O pesquisador Raoni Rajão, professor associado de Gestão Ambiental e Estudos Sociais da Ciência e Tecnologia da Universidade Federal de Minas Gerais (UFMG), corrobora com Câmara: “Parte do que o Brasil está comprando por 49 milhões já vai estar gratuito, com frequência mensal. Seria importante rever os termos do contrato”, diz.

O contrato em questão, ao qual ((o))eco teve acesso, é alvo de processo no Tribunal de Contas da União (TCU) por “possíveis indícios de irregularidades”. O TCU chegou a suspender o contrato por medida cautelar na última sexta-feira (18), mas voltou atrás na segunda (21), revogando a decisão tomada anteriormente.

Em seu despacho, a ministra do TCU Ana Arraes, relatora do processo, declarou que a PF apresentou novas informações, alegando que a suspensão do contrato, cuja vigência teve início na segunda-feira(21), iria prejudicar as operações da corporação na punição dos responsáveis pelas queimadas, principalmente no Pantanal, e que as imagens serviam no combate a outros ilícitos.

No processo no TCU, o Tribunal de Contas investiga a real necessidade de aquisição das imagens da Planet, tendo em vista que o Instituto de Pesquisas Espaciais (INPE) tem trabalho renomado no monitoramento do desmatamento, e outros satélites, como os da Agência Espacial Europeia, fornecem imagens gratuitas do uso do solo brasileiro, que poderiam ser usadas pela PF em suas operações. Em sua defesa, a Polícia Federal argumenta que a Planet oferece imagens de melhor qualidade e com maior frequência que os serviços gratuitos já existentes. Apesar da revogação da cautelar, o processo segue aberto no TCU.

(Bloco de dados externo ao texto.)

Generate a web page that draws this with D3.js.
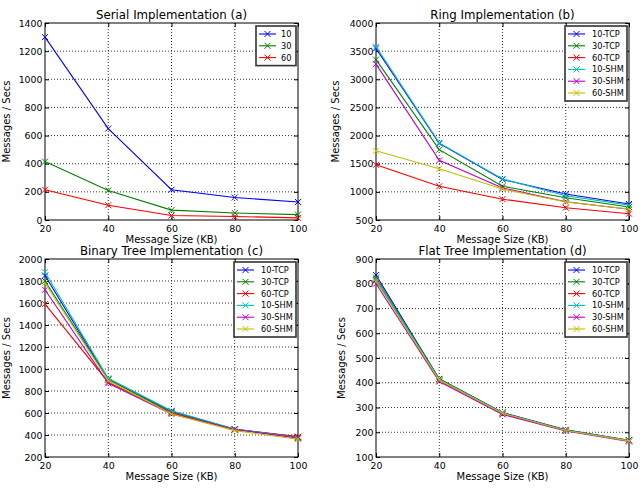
<!DOCTYPE html>
<html>
<head>
<meta charset="utf-8">
<script src="https://cdn.jsdelivr.net/npm/d3@7"></script>
<style>
  body { margin: 0; background: #fff; }
  text { font-family: "DejaVu Sans", sans-serif; fill: #000; }
</style>
</head>
<body>
<svg id="chart" width="644" height="498"></svg>
<script>
// message sizes (KB) on x axis
const sizes = [20, 40, 60, 80, 100];

// (a) serial
const serialNames = ["10", "30", "60"];
const serial10 = [1300, 650, 215, 160, 128];
const serial30 = [415, 210, 70, 50, 38];
const serial60 = [215, 105, 32, 25, 15];

// shared legend names for b, c, d
const commNames = ["10-TCP", "30-TCP", "60-TCP", "10-SHM", "30-SHM", "60-SHM"];

// (b) ring
const ring10tcp = [3550, 1860, 1220, 962, 784];
const ring30tcp = [3350, 1750, 1100, 896, 731];
const ring60tcp = [1480, 1100, 870, 718, 612];
const ring10shm = [3580, 1870, 1230, 930, 765];
const ring30shm = [3270, 1560, 1070, 825, 690];
const ring60shm = [1730, 1410, 1050, 820, 695];

// (c) binary tree
const bin10tcp = [1850, 905, 615, 452, 382];
const bin30tcp = [1800, 905, 605, 450, 378];
const bin60tcp = [1590, 880, 600, 450, 385];
const bin10shm = [1880, 915, 620, 455, 375];
const bin30shm = [1720, 870, 590, 452, 370];
const bin60shm = [1780, 895, 590, 440, 362];

// (d) flat tree
const flat10tcp = [835, 415, 280, 210, 168];
const flat30tcp = [825, 416, 279, 209, 167];
const flat60tcp = [815, 410, 276, 207, 165];
const flat10shm = [820, 413, 278, 208, 166];
const flat30shm = [800, 405, 272, 205, 163];
const flat60shm = [810, 411, 277, 207, 165];

const colors = ["#0000ff", "#008000", "#ff0000", "#00bfbf", "#bf00bf", "#bfbf00"];

const svg = d3.select("#chart");

function drawPanel(opt) {
  const g = svg.append("g")
    .attr("transform", "translate(" + opt.left + "," + opt.top + ")");
  const w = opt.width, h = opt.height;

  const x = d3.scaleLinear().domain([20, 100]).range([0, w]);
  const y = d3.scaleLinear().domain(opt.yDomain).range([h, 0]);
  const yTicks = d3.range(opt.yDomain[0], opt.yDomain[1] + 1, opt.yStep);

  // dotted grid
  g.append("g").selectAll("line").data(sizes.slice(1, -1)).enter().append("line")
    .attr("x1", d => x(d)).attr("x2", d => x(d))
    .attr("y1", 0).attr("y2", h)
    .attr("stroke", "#000").attr("stroke-width", 0.8).attr("stroke-dasharray", "1,2");
  g.append("g").selectAll("line").data(yTicks.slice(1, -1)).enter().append("line")
    .attr("x1", 0).attr("x2", w)
    .attr("y1", d => y(d)).attr("y2", d => y(d))
    .attr("stroke", "#000").attr("stroke-width", 0.8).attr("stroke-dasharray", "1,2");

  // axes with inward ticks
  const fmt = d3.format("d");
  const ax = [
    [d3.axisBottom(x).tickValues(sizes).tickFormat(fmt), "translate(0," + h + ")", 5],
    [d3.axisTop(x).tickValues(sizes).tickFormat(""), null, 0],
    [d3.axisLeft(y).tickValues(yTicks).tickFormat(fmt), null, 2.5],
    [d3.axisRight(y).tickValues(yTicks).tickFormat(""), "translate(" + w + ",0)", 0]
  ];
  ax.forEach(function(a) {
    const axis = a[0].tickSizeInner(-4).tickSizeOuter(0).tickPadding(a[2]);
    const ag = g.append("g").call(axis);
    if (a[1]) ag.attr("transform", a[1]);
    ag.select(".domain").remove();
    ag.selectAll("line").attr("stroke", "#000");
    ag.selectAll("text").style("font-size", "9.4px").style("font-family", "DejaVu Sans, sans-serif");
  });

  g.append("rect").attr("width", w).attr("height", h)
    .attr("fill", "none").attr("stroke", "#000").attr("stroke-width", 1);

  // series lines and x markers
  const line = d3.line().x((d, i) => x(sizes[i])).y(d => y(d));
  opt.series.forEach(function(s, k) {
    g.append("path").datum(s)
      .attr("d", line)
      .attr("fill", "none").attr("stroke", colors[k]).attr("stroke-width", 1.1);
    g.append("g").selectAll("path").data(s).enter().append("path")
      .attr("d", "M-3,-3L3,3M-3,3L3,-3")
      .attr("transform", (d, i) => "translate(" + x(sizes[i]) + "," + y(d) + ")")
      .attr("stroke", colors[k]).attr("stroke-width", 1);
  });

  // title and labels
  g.append("text").attr("x", w / 2).attr("y", -4)
    .attr("text-anchor", "middle").style("font-size", "11.8px").text(opt.title);
  g.append("text").attr("x", w / 2).attr("y", h + 23)
    .attr("text-anchor", "middle").style("font-size", "10px").text("Message Size (KB)");
  g.append("text")
    .attr("transform", "translate(" + opt.ylabelX + "," + (h / 2) + ") rotate(-90)")
    .attr("text-anchor", "middle").style("font-size", "10px").text("Messages / Secs");

  // legend
  const lg = g.append("g")
    .attr("transform", "translate(" + (w - opt.legendW - 2) + ",3)");
  const rowH = 11.8;
  lg.append("rect").attr("width", opt.legendW).attr("height", 8 + (opt.names.length - 1) * rowH + 8)
    .attr("fill", "#fff").attr("stroke", "#333").attr("stroke-width", 1.6);
  opt.names.forEach(function(n, k) {
    const ry = 8 + k * rowH;
    lg.append("line").attr("x1", 3).attr("x2", 20).attr("y1", ry).attr("y2", ry)
      .attr("stroke", colors[k]).attr("stroke-width", 1.1);
    lg.append("path").attr("d", "M-3,-3L3,3M-3,3L3,-3")
      .attr("transform", "translate(11.5," + ry + ")")
      .attr("stroke", colors[k]).attr("stroke-width", 1);
    lg.append("text").attr("x", opt.legendTextX).attr("y", ry + 3)
      .style("font-size", "8.2px").text(n);
  });
}

drawPanel({
  left: 45, top: 23, width: 253, height: 197,
  yDomain: [0, 1400], yStep: 200, ylabelX: -35,
  title: "Serial Implementation (a)",
  series: [serial10, serial30, serial60], names: serialNames,
  legendW: 40, legendTextX: 25
});
drawPanel({
  left: 376, top: 23, width: 253, height: 197,
  yDomain: [500, 4000], yStep: 500, ylabelX: -37,
  title: "Ring Implementation (b)",
  series: [ring10tcp, ring30tcp, ring60tcp, ring10shm, ring30shm, ring60shm],
  names: commNames, legendW: 62, legendTextX: 27
});
drawPanel({
  left: 45, top: 259, width: 253, height: 198,
  yDomain: [200, 2000], yStep: 200, ylabelX: -35,
  title: "Binary Tree Implementation (c)",
  series: [bin10tcp, bin30tcp, bin60tcp, bin10shm, bin30shm, bin60shm],
  names: commNames, legendW: 62, legendTextX: 27
});
drawPanel({
  left: 376, top: 259, width: 253, height: 198,
  yDomain: [100, 900], yStep: 100, ylabelX: -31,
  title: "Flat Tree Implementation (d)",
  series: [flat10tcp, flat30tcp, flat60tcp, flat10shm, flat30shm, flat60shm],
  names: commNames, legendW: 62, legendTextX: 27
});
</script>
</body>
</html>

Para os especialistas ouvidos por ((o))eco, a disponibilização gratuita de imagens pela iniciativa norueguesa é mais um tópico de questionamento sobre a real necessidade do contrato 18/2020 da Polícia Federal.

Em sua defesa no processo que corre no TCU, a PF informa que a Planet fornecerá não somente imagens de desmatamento, mas dados diários e alertas sobre diferentes regiões geográficas e temas de interesse penal, como garimpos, minerações, locais de acidentes, pistas de pouso clandestinas e tráfico internacional de drogas, entre outros ilícitos, e que tais ações “não se confundem com os objetivos específicos do INPE e, por isso, demandam ferramentas com capacidades específicas, das quais o INPE não dispõe”.

“[…] releva notar que o sistema Planet está adaptado às necessidades operacionais da Polícia Federal e tem permitido um aumento na eficácia e eficiência do combate aos crimes contra o meio ambiente. Os dados disponibilizados pelo Instituto Nacional de Pesquisas Espaciais não atendem à dinâmica necessária à atividade policial, […] Desde 2018, as perícias da Polícia Federal utilizam as imagens e produtos Planet, quando reduziu de mais de 2 anos para menos de 6 meses o tempo necessário na produção de laudos”, diz outro trecho da defesa apresentada pela PF.

Segundo apurou ((o))eco, a PF entrou em contato com a Planet nesta quarta-feira para entender melhor como as imagens da iniciativa norueguesa serão disponibilizadas e o que de fato será fornecido gratuitamente e avalia, internamente, a possibilidade de ajustes no contrato.